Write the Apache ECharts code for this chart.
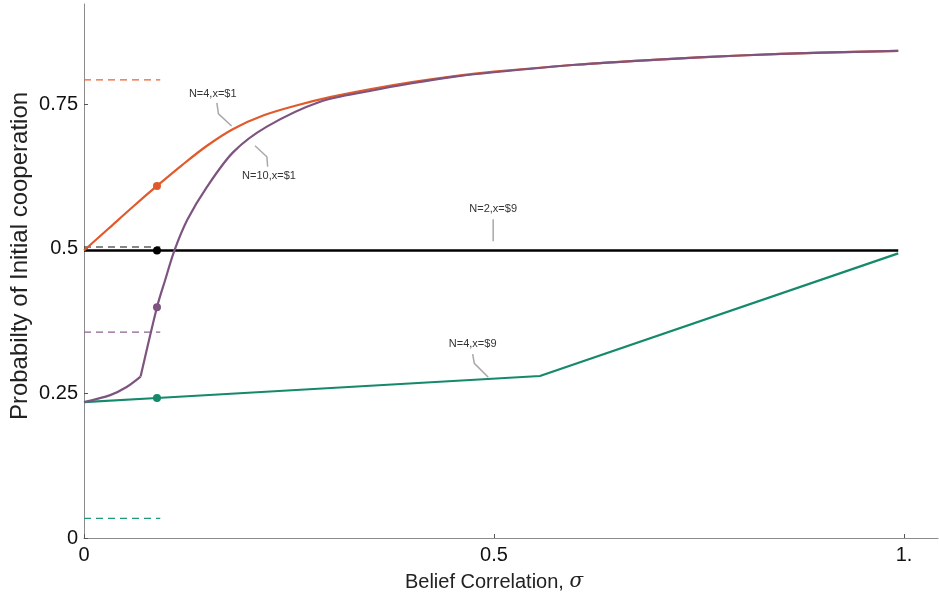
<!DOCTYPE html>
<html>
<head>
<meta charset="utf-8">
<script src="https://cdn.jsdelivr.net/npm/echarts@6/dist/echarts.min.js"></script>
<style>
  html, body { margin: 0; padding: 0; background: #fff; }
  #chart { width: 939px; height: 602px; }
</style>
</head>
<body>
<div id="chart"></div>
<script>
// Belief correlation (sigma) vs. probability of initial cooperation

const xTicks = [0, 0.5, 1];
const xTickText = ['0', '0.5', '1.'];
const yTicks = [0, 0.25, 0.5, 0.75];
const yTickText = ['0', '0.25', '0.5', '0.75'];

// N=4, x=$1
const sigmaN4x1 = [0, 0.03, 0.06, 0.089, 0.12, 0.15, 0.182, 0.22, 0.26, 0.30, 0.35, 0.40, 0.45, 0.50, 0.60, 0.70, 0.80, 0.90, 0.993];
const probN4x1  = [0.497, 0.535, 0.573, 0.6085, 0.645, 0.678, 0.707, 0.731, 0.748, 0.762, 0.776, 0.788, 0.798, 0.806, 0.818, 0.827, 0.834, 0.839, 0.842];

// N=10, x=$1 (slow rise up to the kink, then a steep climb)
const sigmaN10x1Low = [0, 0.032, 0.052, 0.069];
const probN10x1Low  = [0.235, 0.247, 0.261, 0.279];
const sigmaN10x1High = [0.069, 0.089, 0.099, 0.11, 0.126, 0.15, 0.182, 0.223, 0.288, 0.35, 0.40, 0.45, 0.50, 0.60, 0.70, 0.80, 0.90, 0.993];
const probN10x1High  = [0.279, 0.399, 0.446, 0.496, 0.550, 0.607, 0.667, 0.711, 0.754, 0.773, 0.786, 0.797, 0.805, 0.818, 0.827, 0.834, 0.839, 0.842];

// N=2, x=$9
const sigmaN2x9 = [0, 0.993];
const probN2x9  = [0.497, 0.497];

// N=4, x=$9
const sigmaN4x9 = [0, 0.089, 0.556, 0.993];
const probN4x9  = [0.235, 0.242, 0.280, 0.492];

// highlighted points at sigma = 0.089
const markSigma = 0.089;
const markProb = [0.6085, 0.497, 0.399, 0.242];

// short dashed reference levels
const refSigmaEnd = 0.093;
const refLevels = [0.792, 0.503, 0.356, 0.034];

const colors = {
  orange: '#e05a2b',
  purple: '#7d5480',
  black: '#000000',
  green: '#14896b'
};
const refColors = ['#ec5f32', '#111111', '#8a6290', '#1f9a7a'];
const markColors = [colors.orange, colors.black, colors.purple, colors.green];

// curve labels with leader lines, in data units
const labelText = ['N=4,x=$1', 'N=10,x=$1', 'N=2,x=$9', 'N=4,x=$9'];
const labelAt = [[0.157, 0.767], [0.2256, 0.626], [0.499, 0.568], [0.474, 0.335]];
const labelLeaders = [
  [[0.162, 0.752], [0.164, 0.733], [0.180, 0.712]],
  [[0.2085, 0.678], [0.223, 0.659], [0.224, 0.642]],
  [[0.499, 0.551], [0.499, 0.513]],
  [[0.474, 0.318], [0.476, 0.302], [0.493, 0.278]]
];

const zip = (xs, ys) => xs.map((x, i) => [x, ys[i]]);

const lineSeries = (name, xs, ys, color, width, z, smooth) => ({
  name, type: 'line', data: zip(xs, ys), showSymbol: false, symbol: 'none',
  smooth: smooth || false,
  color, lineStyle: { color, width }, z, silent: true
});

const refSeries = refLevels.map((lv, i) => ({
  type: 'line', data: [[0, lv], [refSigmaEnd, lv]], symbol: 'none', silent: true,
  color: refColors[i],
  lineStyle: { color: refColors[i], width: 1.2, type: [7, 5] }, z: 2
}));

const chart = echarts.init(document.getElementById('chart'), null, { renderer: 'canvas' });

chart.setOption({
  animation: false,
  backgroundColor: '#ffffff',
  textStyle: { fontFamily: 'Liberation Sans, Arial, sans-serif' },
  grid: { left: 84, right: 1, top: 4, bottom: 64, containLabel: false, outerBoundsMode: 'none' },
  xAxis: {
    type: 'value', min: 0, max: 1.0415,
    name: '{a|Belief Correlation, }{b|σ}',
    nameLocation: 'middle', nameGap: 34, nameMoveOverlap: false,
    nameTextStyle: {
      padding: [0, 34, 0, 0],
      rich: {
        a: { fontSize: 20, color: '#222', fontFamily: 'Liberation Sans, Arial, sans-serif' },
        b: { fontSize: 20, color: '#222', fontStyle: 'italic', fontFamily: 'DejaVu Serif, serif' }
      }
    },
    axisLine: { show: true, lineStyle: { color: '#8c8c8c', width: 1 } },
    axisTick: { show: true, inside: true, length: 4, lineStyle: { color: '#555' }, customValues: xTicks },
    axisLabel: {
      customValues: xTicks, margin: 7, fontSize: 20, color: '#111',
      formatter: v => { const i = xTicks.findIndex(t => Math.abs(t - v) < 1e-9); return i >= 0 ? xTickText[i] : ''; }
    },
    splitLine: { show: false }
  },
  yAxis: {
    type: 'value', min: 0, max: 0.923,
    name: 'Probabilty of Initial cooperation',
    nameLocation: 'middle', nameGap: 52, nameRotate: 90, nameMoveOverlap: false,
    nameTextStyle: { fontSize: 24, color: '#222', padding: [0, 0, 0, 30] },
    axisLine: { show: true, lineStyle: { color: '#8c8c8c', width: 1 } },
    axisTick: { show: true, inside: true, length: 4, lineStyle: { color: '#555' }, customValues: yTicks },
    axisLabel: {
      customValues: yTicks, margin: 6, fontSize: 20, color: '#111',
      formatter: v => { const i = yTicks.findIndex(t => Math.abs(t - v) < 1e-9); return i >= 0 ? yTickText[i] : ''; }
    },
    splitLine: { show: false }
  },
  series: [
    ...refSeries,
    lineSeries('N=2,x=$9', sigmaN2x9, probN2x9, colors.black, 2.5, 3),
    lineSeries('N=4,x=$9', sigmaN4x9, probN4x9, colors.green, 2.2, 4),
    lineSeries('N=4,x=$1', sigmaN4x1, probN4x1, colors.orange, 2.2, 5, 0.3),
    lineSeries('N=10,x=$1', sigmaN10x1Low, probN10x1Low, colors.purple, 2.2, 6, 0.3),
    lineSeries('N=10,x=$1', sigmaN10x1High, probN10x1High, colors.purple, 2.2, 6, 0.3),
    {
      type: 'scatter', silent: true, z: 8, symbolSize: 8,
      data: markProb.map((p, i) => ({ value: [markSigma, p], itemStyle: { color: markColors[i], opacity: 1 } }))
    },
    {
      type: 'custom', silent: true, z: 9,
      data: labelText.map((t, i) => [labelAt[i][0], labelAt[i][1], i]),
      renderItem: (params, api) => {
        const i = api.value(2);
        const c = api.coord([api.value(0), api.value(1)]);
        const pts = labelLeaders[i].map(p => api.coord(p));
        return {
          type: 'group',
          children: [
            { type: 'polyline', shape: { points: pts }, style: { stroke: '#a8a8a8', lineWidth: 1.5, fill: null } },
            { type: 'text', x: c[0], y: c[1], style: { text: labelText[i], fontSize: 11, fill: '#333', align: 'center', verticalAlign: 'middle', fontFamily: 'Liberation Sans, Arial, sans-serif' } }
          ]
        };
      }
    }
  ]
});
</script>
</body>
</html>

-- -- --

→ DIRECTIONS
From the opening line of the listing above through the line bearing "const markProb = [0.6085, 0.497, 0.399, 0.242];", repeat each line exactly. Drop every picture.

→ RESULT
Write the Apache ECharts code for this chart.
<!DOCTYPE html>
<html>
<head>
<meta charset="utf-8">
<script src="https://cdn.jsdelivr.net/npm/echarts@6/dist/echarts.min.js"></script>
<style>
  html, body { margin: 0; padding: 0; background: #fff; }
  #chart { width: 939px; height: 602px; }
</style>
</head>
<body>
<div id="chart"></div>
<script>
// Belief correlation (sigma) vs. probability of initial cooperation

const xTicks = [0, 0.5, 1];
const xTickText = ['0', '0.5', '1.'];
const yTicks = [0, 0.25, 0.5, 0.75];
const yTickText = ['0', '0.25', '0.5', '0.75'];

// N=4, x=$1
const sigmaN4x1 = [0, 0.03, 0.06, 0.089, 0.12, 0.15, 0.182, 0.22, 0.26, 0.30, 0.35, 0.40, 0.45, 0.50, 0.60, 0.70, 0.80, 0.90, 0.993];
const probN4x1  = [0.497, 0.535, 0.573, 0.6085, 0.645, 0.678, 0.707, 0.731, 0.748, 0.762, 0.776, 0.788, 0.798, 0.806, 0.818, 0.827, 0.834, 0.839, 0.842];

// N=10, x=$1 (slow rise up to the kink, then a steep climb)
const sigmaN10x1Low = [0, 0.032, 0.052, 0.069];
const probN10x1Low  = [0.235, 0.247, 0.261, 0.279];
const sigmaN10x1High = [0.069, 0.089, 0.099, 0.11, 0.126, 0.15, 0.182, 0.223, 0.288, 0.35, 0.40, 0.45, 0.50, 0.60, 0.70, 0.80, 0.90, 0.993];
const probN10x1High  = [0.279, 0.399, 0.446, 0.496, 0.550, 0.607, 0.667, 0.711, 0.754, 0.773, 0.786, 0.797, 0.805, 0.818, 0.827, 0.834, 0.839, 0.842];

// N=2, x=$9
const sigmaN2x9 = [0, 0.993];
const probN2x9  = [0.497, 0.497];

// N=4, x=$9
const sigmaN4x9 = [0, 0.089, 0.556, 0.993];
const probN4x9  = [0.235, 0.242, 0.280, 0.492];

// highlighted points at sigma = 0.089
const markSigma = 0.089;
const markProb = [0.6085, 0.497, 0.399, 0.242];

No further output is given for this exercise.